Ada masa di mana segalanya terasa begitu indah. Tatapan mata yang saling menguatkan, pesan-pesan singkat yang tak pernah absen, dan harapan yang disulam bersama. Kita sempat berpikir, “mungkin inilah rumah.” Tapi waktu berkata lain.
Berakhir sudah kisah kita. Bukan karena cinta yang tak pernah ada, tetapi karena arah yang tak lagi sejalan. Kita bukan lagi dua orang yang berjalan berdampingan. Kita adalah dua jiwa yang kini memilih jalan masing-masing, setelah segala upaya yang sudah diusahakan tak lagi cukup untuk mempertahankan.
Tak Semua Yang Dicintai Harus Dimiliki
Salah satu pelajaran terbesar dalam mencintai adalah memahami bahwa cinta bukan jaminan untuk terus bersama. Kadang, kita mencintai seseorang yang ternyata hanya hadir untuk mengajarkan sesuatu tentang sabar, tentang luka, tentang bagaimana rasanya kehilangan arah.
Kita pernah bertumbuh bersama. Kita pernah saling melengkapi. Tapi mungkin memang peran kita dalam hidup satu sama lain sudah selesai. Dan itu tidak apa-apa. Tidak semua cinta harus diakhiri dengan pelaminan. Ada yang cukup dikenang dalam diam.
Melepaskan Bukan Berarti Tidak Mencintai
Banyak yang berpikir bahwa melepaskan adalah tanda menyerah. Padahal kadang, melepaskan justru adalah bukti cinta paling tulus. Kita memilih pergi bukan karena berhenti peduli, tapi karena tetap tinggal hanya akan melukai lebih dalam.
Berakhirnya kita bukanlah akhir dari dunia. Mungkin justru ini permulaan baru untuk masing-masing dari kita. Permulaan di mana kita bisa menyembuhkan diri, menemukan versi terbaik dari diri sendiri, dan pada akhirnya, mungkin mencintai lagi, tanpa bayang-bayang masa lalu.

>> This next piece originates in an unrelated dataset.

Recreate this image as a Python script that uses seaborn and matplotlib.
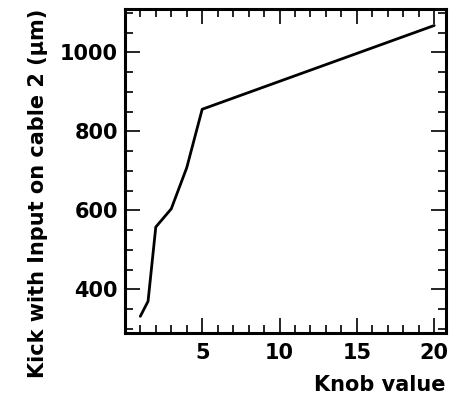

Kenangan Tak Harus Dibenci
Kita pernah tertawa bersama. Kita pernah saling merayakan hal-hal kecil. Kenangan itu nyata, dan tak perlu dibuang hanya karena akhir cerita kita tak bahagia. Tidak semua yang selesai harus dilupakan. Beberapa cukup disimpan, sebagai pengingat bahwa kita pernah mencintai sebaik mungkin.
Kamu bukan kesalahan. Aku pun bukan. Kita hanya manusia yang mencoba, dan gagal. Tapi itu tak membuat cinta ini salah. Itu hanya membuktikan bahwa kita pernah hidup, pernah merasa, dan pernah berharap.
Dalam Doa, Aku Tak Pernah Mendoakanmu Buruk
Kini, aku tak lagi menunggumu. Tapi dalam setiap doa yang kubisikkan dalam hati, aku masih menyelipkan namamu. Bukan untuk kembali. Tapi agar kamu bahagia, walau bukan denganku. Sebab cinta yang sejati, bahkan ketika berakhir, tetap ingin melihat yang dicintai baik-baik saja.
Berakhir sudah kisah kita, tapi tidak dengan luka. Biarlah yang indah tetap tinggal, yang perih menjadi pelajaran. Karena hidup terus berjalan, dan cinta... selalu punya cara untuk menemukan tempat barunya.